Pocas jornadas más tarde María de Portugal por las secuelas del parto. El nacimiento de una criatura en aquella época es una latente amenaza de extinción para la vida de la parturienta, y la princesa lusitana, a pesar de su juventud y fortaleza, no puede evitar el penoso trance. Al cabo de dos días de encontrarse bien, acuciada por una leve temperatura de probable origen puerperal, en la madrugada del sábado sobrelleva un acceso de recios temblores y congojas. Los síndromes de finamiento se recrudecen en la mañana del domingo y los médicos practican una sangría en el tobillo que le proporciona una ligera y transitoria mejoría. Entre las cuatro y las cinco de la tarde del 12 de julio, en plena canícula de sol, la princesa de Portugal pierde su espíritu y su cuerpo cuando no ha cumplido los dieciocho años.
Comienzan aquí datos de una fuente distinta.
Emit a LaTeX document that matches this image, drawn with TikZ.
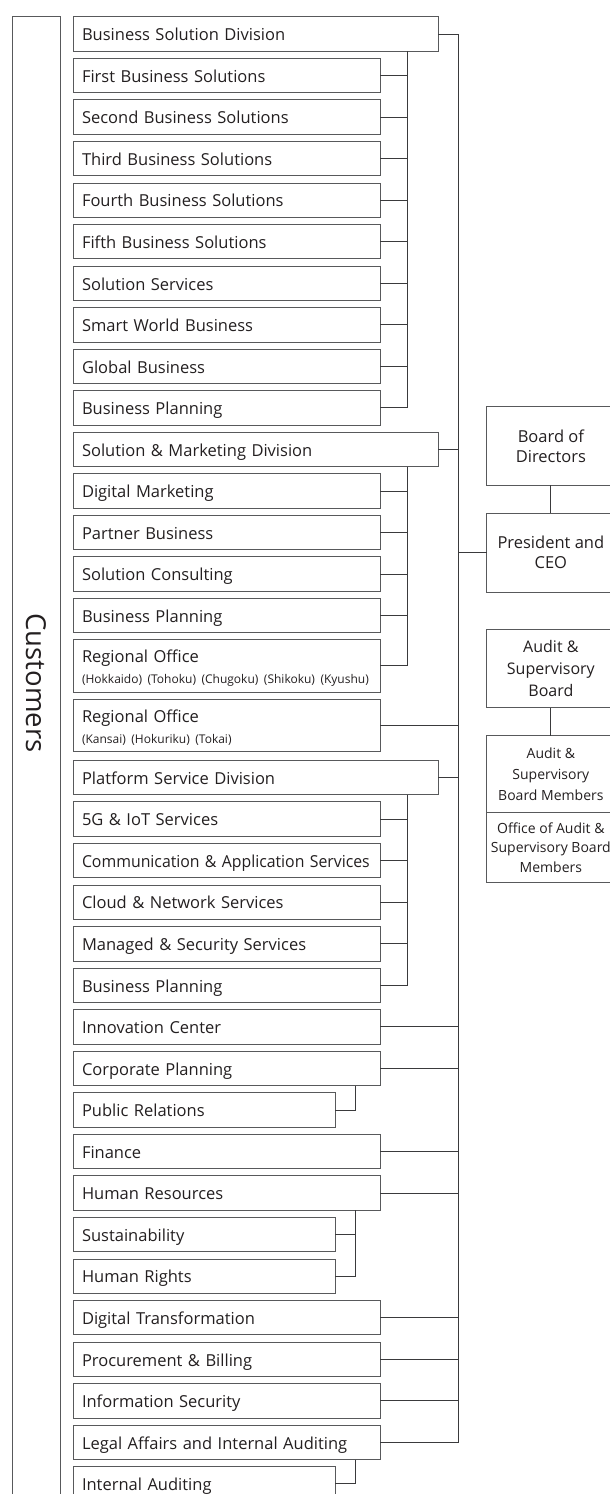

Las opiniones sobre su fallecimiento no han aportado los fundamentos necesarios para que se pueda saber la etiología de tan funesto suceso. La impericia proverbial de los galenos, siempre acusados de negligencia, “haberse mudado de ropa sin tiempo” o comerse un limón después del parto son simples embrollos cortesanos que no permiten sacar conclusiones cercanas al umbral de la verdad en tan prematuro final.

El nacimiento

En la frontera de la medianoche, a los pocos minutos de sonar las doce campanadas en los templos de la ciudad, María de Portugal, esposa del entonces príncipe regente Felipe de Austria, alumbra un varón tras un doloroso parto que ha durado cuarenta y ocho angustiosas horas.

El acontecimiento se produce en una de las cámaras de la casona propiedad de Francisco de los Cobos, comendador mayor de León y secretario de Estado al servicio de Carlos V, frente a la iglesia de San Pablo, perteneciente a la orden de Santo Domingo de Guzmán.

El ajetreo de los médicos y las matronas, el resplandor de los hachones y el calor del verano acogen al heredero de un vasto imperio esparcido por varios continentes. Son los primeros instantes de un jueves, 9 de julio de 1545, en la soñolienta urbe castellana de Valladolid.